• Supplied data:
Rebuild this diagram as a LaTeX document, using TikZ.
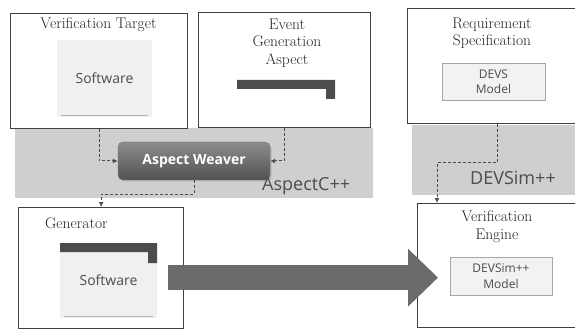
\documentclass[tikz,border=0pt]{standalone}
\usepackage{fontspec}
\setsansfont{Open Sans}
\usetikzlibrary{arrows.meta,calc,shadows}

\begin{document}
\begin{tikzpicture}[x=1pt, y=-1pt, >=Latex,
    panel/.style={draw=black!75, line width=1.3pt, fill=white, anchor=north west},
    band/.style={fill=black!19, draw=none},
    title/.style={font=\fontsize{15.5}{17.5}\selectfont, text=black!85, align=center, inner sep=0pt},
    soft/.style={fill=black!6, draw=none, font=\sffamily\fontsize{14}{16}\selectfont, text=black!70},
    model/.style={draw=black!35, fill=black!5, line width=0.8pt, font=\sffamily\fontsize{12}{15.5}\selectfont, text=black!70, align=center},
    hook/.style={fill=black!70},
    link/.style={densely dashed, line width=1pt, draw=black!70, -{Latex[length=5pt, width=5pt]}},
    tool/.style={font=\sffamily\fontsize{18}{20}\selectfont, text=black!70, inner sep=0pt, anchor=base west}]
  \useasboundingbox (0,0) rectangle (575,331);
  % tool bands
  \fill[band] (15,128) rectangle (373,198);
  \fill[band] (412,125) rectangle (575,195);
  % inputs
  \node[panel, minimum width=177pt, minimum height=115pt] (vt) at (10,13) {};
  \node[panel, minimum width=172pt, minimum height=115pt] (ega) at (198,12) {};
  \node[panel, minimum width=180pt, minimum height=115pt] (rs) at (407,8) {};
  \node[title] (vtT) at (98.5,25) {Verification Target};
  \node[title] (egaT) at (287,43) {Event\\Generation\\Aspect};
  \node[title] (rsT) at (492,33) {Requirement\\Specification};
  \node[soft, minimum width=95pt, minimum height=77pt] (vtSw) at (104.5,78.5) {Software};
  \draw[black!30, line width=0.6pt] ([xshift=4pt, yshift=2pt]vtSw.south west) -- ([xshift=-4pt, yshift=2pt]vtSw.south east);
  \fill[hook] (237,80) -| (335,99) -- (326,99) |- (237,89) -- cycle;
  \node[model, minimum width=103pt, minimum height=37pt] (devs) at (493.5,81.5) {DEVS\\Model};
  % outputs
  \node[panel, minimum width=165pt, minimum height=121pt] (gen) at (18,207) {};
  \node[panel, minimum width=160pt, minimum height=124pt] (ve) at (417,203) {};
  \node[title, anchor=west] (genT) at (45,223) {Generator};
  \node[title] (veT) at (497,226.5) {Verification\\Engine};
  \node[soft, minimum width=97pt, minimum height=75pt] (genSw) at (108.5,280.5) {\raisebox{-2pt}{Software}};
  \draw[black!30, line width=0.6pt] ([xshift=4pt, yshift=2pt]genSw.south west) -- ([xshift=-4pt, yshift=2pt]genSw.south east);
  \fill[hook] (60,243) -| (157,263) -- (148,263) |- (60,252) -- cycle;
  \node[model, minimum width=102pt, minimum height=38pt] (dsModel) at (501,276) {DEVSim++\\Model};
  % weaving
  \coordinate (bend) at (437,163);
  \draw[link] (rs.south) |- (bend) -- (bend |- ve.north);
  \node[rounded corners=5pt, top color=black!45, bottom color=black!68, draw=black!55,
        drop shadow={opacity=0.35, shadow xshift=1.5pt, shadow yshift=-1.5pt},
        minimum width=152pt, minimum height=38pt, text=white,
        font=\sffamily\bfseries\fontsize{14}{16}\selectfont] (aw) at (194,161) {Aspect Weaver};
  \draw[link] (vt.south) |- (aw.west);
  \draw[link] (ega.south) |- (aw.east);
  \draw[link] (aw.south) -- ++(0,14) -| (gen.north);
  \node[tool] (acpp) at (262,190) {AspectC++};
  \node[tool] (dsim) at (470,185) {DEVSim++};
  % generated software goes to the engine
  \draw[line width=25pt, draw=black!58, -{Triangle[length=30pt, width=56pt]}]
       ($(gen.east)+(-16,9.5)$) -- ($(ve.west)+(21,12)$);
\end{tikzpicture}
\end{document}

• Problem statement:
Quote the material in full and exactly; do not carry over its pictures.

• Correct result:
Rebuild this diagram as a LaTeX document, using TikZ.
\documentclass[tikz,border=0pt]{standalone}
\usepackage{fontspec}
\setsansfont{Open Sans}
\usetikzlibrary{arrows.meta,calc,shadows}

\begin{document}
\begin{tikzpicture}[x=1pt, y=-1pt, >=Latex,
    panel/.style={draw=black!75, line width=1.3pt, fill=white, anchor=north west},
    band/.style={fill=black!19, draw=none},
    title/.style={font=\fontsize{15.5}{17.5}\selectfont, text=black!85, align=center, inner sep=0pt},
    soft/.style={fill=black!6, draw=none, font=\sffamily\fontsize{14}{16}\selectfont, text=black!70},
    model/.style={draw=black!35, fill=black!5, line width=0.8pt, font=\sffamily\fontsize{12}{15.5}\selectfont, text=black!70, align=center},
    hook/.style={fill=black!70},
    link/.style={densely dashed, line width=1pt, draw=black!70, -{Latex[length=5pt, width=5pt]}},
    tool/.style={font=\sffamily\fontsize{18}{20}\selectfont, text=black!70, inner sep=0pt, anchor=base west}]
  \useasboundingbox (0,0) rectangle (575,331);
  % tool bands
  \fill[band] (15,128) rectangle (373,198);
  \fill[band] (412,125) rectangle (575,195);
  % inputs
  \node[panel, minimum width=177pt, minimum height=115pt] (vt) at (10,13) {};
  \node[panel, minimum width=172pt, minimum height=115pt] (ega) at (198,12) {};
  \node[panel, minimum width=180pt, minimum height=115pt] (rs) at (407,8) {};
  \node[title] (vtT) at (98.5,25) {Verification Target};
  \node[title] (egaT) at (287,43) {Event\\Generation\\Aspect};
  \node[title] (rsT) at (492,33) {Requirement\\Specification};
  \node[soft, minimum width=95pt, minimum height=77pt] (vtSw) at (104.5,78.5) {Software};
  \draw[black!30, line width=0.6pt] ([xshift=4pt, yshift=2pt]vtSw.south west) -- ([xshift=-4pt, yshift=2pt]vtSw.south east);
  \fill[hook] (237,80) -| (335,99) -- (326,99) |- (237,89) -- cycle;
  \node[model, minimum width=103pt, minimum height=37pt] (devs) at (493.5,81.5) {DEVS\\Model};
  % outputs
  \node[panel, minimum width=165pt, minimum height=121pt] (gen) at (18,207) {};
  \node[panel, minimum width=160pt, minimum height=124pt] (ve) at (417,203) {};
  \node[title, anchor=west] (genT) at (45,223) {Generator};
  \node[title] (veT) at (497,226.5) {Verification\\Engine};
  \node[soft, minimum width=97pt, minimum height=75pt] (genSw) at (108.5,280.5) {\raisebox{-2pt}{Software}};
  \draw[black!30, line width=0.6pt] ([xshift=4pt, yshift=2pt]genSw.south west) -- ([xshift=-4pt, yshift=2pt]genSw.south east);
  \fill[hook] (60,243) -| (157,263) -- (148,263) |- (60,252) -- cycle;
  \node[model, minimum width=102pt, minimum height=38pt] (dsModel) at (501,276) {DEVSim++\\Model};
  % weaving
  \coordinate (bend) at (437,163);
  \draw[link] (rs.south) |- (bend) -- (bend |- ve.north);
  \node[rounded corners=5pt, top color=black!45, bottom color=black!68, draw=black!55,
        drop shadow={opacity=0.35, shadow xshift=1.5pt, shadow yshift=-1.5pt},
        minimum width=152pt, minimum height=38pt, text=white,
        font=\sffamily\bfseries\fontsize{14}{16}\selectfont] (aw) at (194,161) {Aspect Weaver};
  \draw[link] (vt.south) |- (aw.west);
  \draw[link] (ega.south) |- (aw.east);
  \draw[link] (aw.south) -- ++(0,14) -| (gen.north);
  \node[tool] (acpp) at (262,190) {AspectC++};
  \node[tool] (dsim) at (470,185) {DEVSim++};
  % generated software goes to the engine
  \draw[line width=25pt, draw=black!58, -{Triangle[length=30pt, width=56pt]}]
       ($(gen.east)+(-16,9.5)$) -- ($(ve.west)+(21,12)$);
\end{tikzpicture}
\end{document}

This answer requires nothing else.